People Still Matter Most
In care-at-home, people are your greatest asset and greatest risk. High staff turnover can torpedo a deal, especially if it signals deeper issues around culture, satisfaction, or leadership. Buyers now look closely at engagement and satisfaction scores and want evidence of a strong leadership bench that can weather the transition and support growth.
Leadership readiness also extends beyond the closing. Buyers want to see clear post-closing plans for people, processes, and systems. Are salary levels aligned? Are your platforms compatible? Are expectations clear? If the transition of executive management isn’t thoughtfully planned and timed, it can undermine the very synergies the deal was meant to create.
Structure and Strategy Matter
Another key insight: Know your core service line and be great at it before expanding. Venturing into new segments without the right structure, strategy, or personnel can dilute your value in the eyes of buyers. This is especially true in an environment where buyers are looking for reliable growth and clean integration, not rescue missions.
Deal structure also matters. Asset deals can present process challenges, particularly around obtaining consents for contract assignments. But even stock deals aren’t immune — many contracts require notice if there’s a change in control. Understanding these nuances early can help avoid delays or legal snags late in the process.

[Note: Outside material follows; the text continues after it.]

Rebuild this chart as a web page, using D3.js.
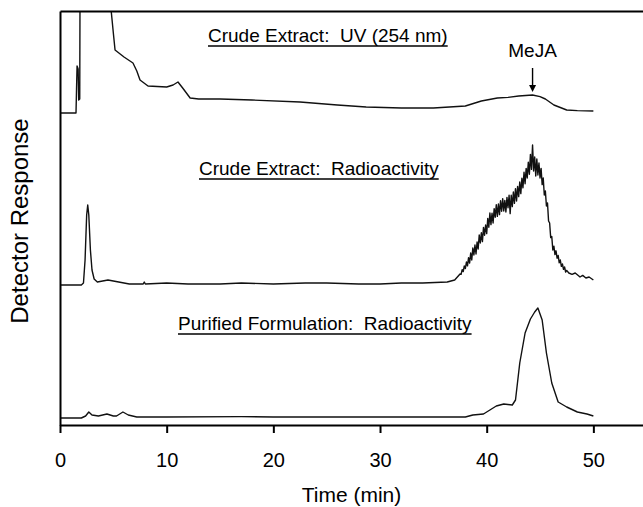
<!DOCTYPE html>
<html>
<head>
<meta charset="utf-8">
<script src="https://cdn.jsdelivr.net/npm/d3@7"></script>
<style>
  body { margin: 0; background: #fff; }
  svg { display: block; font-family: "Liberation Sans", Arial, sans-serif; }
</style>
</head>
<body>
<svg width="643" height="507"></svg>
<script>
// x-axis ticks (minutes)
const timeTicks = [0, 10, 20, 30, 40, 50];

// Crude extract, UV 254 nm  [time, response]
const uvTrace = [
  [0, 156], [1.5, 156], [1.55, 168], [1.6, 179.5], [1.7, 178], [1.75, 162.5], [1.85, 163],
  [1.9, 262], [4.5, 262], [4.7, 212.5], [5.0, 196], [5.16, 187.5], [6.0, 184], [6.84, 181],
  [7.2, 177], [7.5, 172.5], [8.25, 169.5], [10.0, 169], [10.6, 170], [11.06, 171.5],
  [11.5, 168.5], [12.2, 163.5], [13, 163], [15, 163], [18, 162.5], [22.5, 161.5], [26, 160],
  [28.7, 159], [32, 158.5], [35, 158.5], [38, 159.5], [39.5, 162], [41, 163.5], [42, 163.8],
  [43, 164.5], [44.3, 165], [45.0, 164.2], [45.5, 163], [46.3, 160], [47.5, 157.5], [48.5, 157.2], [50, 157]
];

// Crude extract, radioactivity  [time, response]
const crudeRadioTrace = [
  [0, 70], [2.0, 70], [2.2, 71], [2.35, 82.5], [2.5, 105], [2.6, 110], [2.7, 105], [2.85, 87.5],
  [3.0, 77.5], [3.2, 73], [3.5, 71.5], [4.0, 72], [4.5, 72.5], [5.0, 72], [5.5, 71.5], [6.5, 70.5],
  [7.8, 70.5], [7.9, 71.5], [8.0, 70.5], [10, 71], [12, 70.5], [15, 70.5], [17, 71], [20, 70.5],
  [23, 71], [25, 71], [28, 70.5], [30, 70.5], [32, 71], [34, 71], [36.3, 71.5], [37, 72.5],
  [37.5, 75.5], [37.6, 75.3], [37.7, 77.7], [37.8, 76.7], [37.9, 79.5], [38.0, 78.2], [38.1, 81.5],
  [38.2, 79.6], [38.3, 83.7], [38.4, 81.0], [38.5, 86.0], [38.6, 82.5], [38.7, 88.5], [38.8, 85.0],
  [38.9, 90.0], [39.0, 85.5], [39.1, 91.5], [39.2, 88.0], [39.3, 95.0], [39.4, 91.0], [39.5, 96.1],
  [39.6, 91.7], [39.7, 98.8], [39.8, 94.9], [39.9, 100.0], [40.0, 95.7], [40.1, 103.3], [40.2, 98.9],
  [40.3, 106.0], [40.4, 100.2], [40.5, 105.9], [40.6, 101.0], [40.7, 108.2], [40.8, 103.9],
  [40.9, 110.1], [41.0, 104.3], [41.1, 110.5], [41.2, 105.2], [41.3, 112.1], [41.4, 106.9],
  [41.5, 113.2], [41.6, 107.0], [41.7, 112.3], [41.8, 106.5], [41.9, 113.8], [42.0, 108.6],
  [42.1, 114.9], [42.2, 105.7], [42.3, 114.9], [42.4, 109.2], [42.5, 116.5], [42.6, 110.8],
  [42.7, 118.2], [42.8, 112.0], [42.9, 119.3], [43.0, 114.2], [43.1, 121.5], [43.2, 115.7],
  [43.3, 123.4], [43.4, 118.6], [43.5, 126.4], [43.6, 120.6], [43.7, 128.3], [43.8, 123.5],
  [43.9, 131.4], [44.0, 125.4], [44.1, 135.3], [44.2, 127.8], [44.3, 140.0], [44.4, 127.0],
  [44.5, 134.0], [44.6, 124.5], [44.7, 133.0], [44.8, 125.0], [44.9, 131.0], [45.0, 123.5],
  [45.1, 128.3], [45.2, 120.2], [45.3, 123.5], [45.4, 115.0], [45.5, 117.0], [45.6, 109.5],
  [45.7, 111.0], [45.8, 102.0], [45.9, 101.0], [46.0, 93.7], [46.1, 94.3], [46.2, 87.5],
  [46.3, 89.4], [46.4, 85.2], [46.5, 87.1], [46.6, 83.4], [46.7, 84.8], [46.8, 81.1], [46.9, 82.5],
  [47.0, 79.3], [47.1, 80.5], [47.2, 77.8], [47.3, 79.0], [47.4, 76.5], [47.5, 77.3], [47.7, 76.0],
  [48.0, 75.3], [48.3, 76.0], [48.75, 74], [49.0, 74.8], [49.3, 73.5], [49.6, 74.0], [50, 72.5]
];

// Purified formulation, radioactivity  [time, response]
const purifiedTrace = [
  [0, 3.5], [2.0, 3.5], [2.4, 4.5], [2.7, 6.5], [3.0, 5], [3.6, 4.5], [4.4, 5.5], [5.0, 4.5],
  [5.3, 4.5], [5.9, 6.5], [6.4, 5], [7.2, 4], [10, 4], [17, 4.2], [20, 4], [30, 4], [38.0, 4],
  [38.7, 5], [39.7, 5.5], [40.3, 7.5], [40.9, 9.5], [41.6, 10.5], [42.4, 10], [42.7, 12.5],
  [43.1, 31], [43.6, 46], [44.1, 53], [44.5, 56.5], [44.8, 58.5], [45.2, 52.5], [45.6, 36],
  [46.1, 21], [46.7, 11.5], [47.5, 9], [48.5, 6.5], [49.4, 5.5], [50, 4.5]
];

const traceLabels = ["Crude Extract:  UV (254 nm)", "Crude Extract:  Radioactivity", "Purified Formulation:  Radioactivity"];
const peakName = "MeJA";
const peakTime = 44.3;
const peakValue = 165;

const plotLeft = 60, plotRight = 646.7, plotTop = 11, plotBottom = 425;

const svg = d3.select("svg");

const xScale = d3.scaleLinear().domain([0, 55]).range([plotLeft, plotRight]);
const yScale = d3.scaleLinear().domain([0, 207]).range([plotBottom, plotTop]);

svg.append("clipPath").attr("id", "plot")
  .append("rect").attr("x", plotLeft).attr("y", plotTop)
  .attr("width", plotRight - plotLeft).attr("height", plotBottom - plotTop);

const line = d3.line().x(d => xScale(d[0])).y(d => yScale(d[1]));

svg.append("g").attr("clip-path", "url(#plot)")
  .selectAll("path")
  .data([uvTrace, crudeRadioTrace, purifiedTrace])
  .enter()
  .append("path")
  .attr("d", line)
  .attr("fill", "none")
  .attr("stroke", "#111")
  .attr("stroke-width", 1.4)
  .attr("stroke-linejoin", "round");

// axes
const xAxis = svg.append("g")
  .attr("transform", "translate(0," + plotBottom + ")")
  .call(d3.axisBottom(xScale).tickValues(timeTicks).tickSize(8).tickSizeOuter(0).tickPadding(20));
xAxis.selectAll("text").attr("font-size", 20).attr("fill", "#000").attr("font-family", "Liberation Sans, Arial, sans-serif");

svg.append("g")
  .attr("transform", "translate(0," + plotTop + ")")
  .call(d3.axisTop(xScale).tickValues([]).tickSizeOuter(0));

svg.append("g")
  .attr("transform", "translate(" + plotLeft + ",0)")
  .call(d3.axisLeft(yScale).tickValues([]).tickSizeOuter(0));

svg.selectAll(".domain").attr("stroke", "#000").attr("stroke-width", 2);
svg.selectAll(".tick line").attr("stroke", "#000").attr("stroke-width", 2);

// axis titles
svg.append("text")
  .attr("x", (plotLeft + 643) / 2).attr("y", 502)
  .attr("text-anchor", "middle").attr("font-size", 21)
  .text("Time (min)");

svg.append("text")
  .attr("transform", "translate(28,221) rotate(-90)")
  .attr("text-anchor", "middle").attr("font-size", 24)
  .text("Detector Response");

// trace labels, underlined
const labelPos = [[208, 42], [199, 175], [178, 330]];
traceLabels.forEach((t, i) => {
  const txt = svg.append("text")
    .attr("x", labelPos[i][0]).attr("y", labelPos[i][1])
    .attr("font-size", 19)
    .style("white-space", "pre")
    .text(t);
  const w = txt.node().getComputedTextLength();
  svg.append("line")
    .attr("x1", labelPos[i][0]).attr("x2", labelPos[i][0] + w)
    .attr("y1", labelPos[i][1] + 4).attr("y2", labelPos[i][1] + 4)
    .attr("stroke", "#000").attr("stroke-width", 1.6);
});

// MeJA arrow
const ax = xScale(peakTime);
const tipY = yScale(peakValue) - 3;
svg.append("line")
  .attr("x1", ax).attr("x2", ax).attr("y1", tipY - 24).attr("y2", tipY - 5)
  .attr("stroke", "#000").attr("stroke-width", 1.4);
svg.append("path")
  .attr("d", `M${ax - 3.5},${tipY - 7} L${ax + 3.5},${tipY - 7} L${ax},${tipY} Z`)
  .attr("fill", "#000");
svg.append("text")
  .attr("x", ax).attr("y", tipY - 35)
  .attr("text-anchor", "middle").attr("font-size", 19)
  .text(peakName);
</script>
</body>
</html>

A New Emphasis on Contract Management and Breach Testing
Contract review and transition planning should now begin well before closing. Buyers want to understand what they’re inheriting, and sellers should be proactive in identifying risks and renegotiation triggers. Conducting a “pen test” for breach exposure — essentially a focused audit on contract vulnerabilities — can help identify areas of concern before they become deal-breakers.
The Road Ahead
Despite these headwinds, opportunities abound. Interest in the care-at-home sector remains high, particularly for organizations that can demonstrate consistency, compliance, and clarity. In today’s market, dependability and defensibility are the ultimate differentiators.
Sellers who invest in their people, understand their numbers, and prepare thoroughly for diligence will find themselves well-positioned in an increasingly selective market. And buyers — many of whom are becoming more disciplined and sophisticated — will reward those efforts with continued deal activity and, in some cases, premium valuations.
In short: the M&A environment in care-at-home may be more challenging than it once was, but for those who are ready, it’s still full of potential.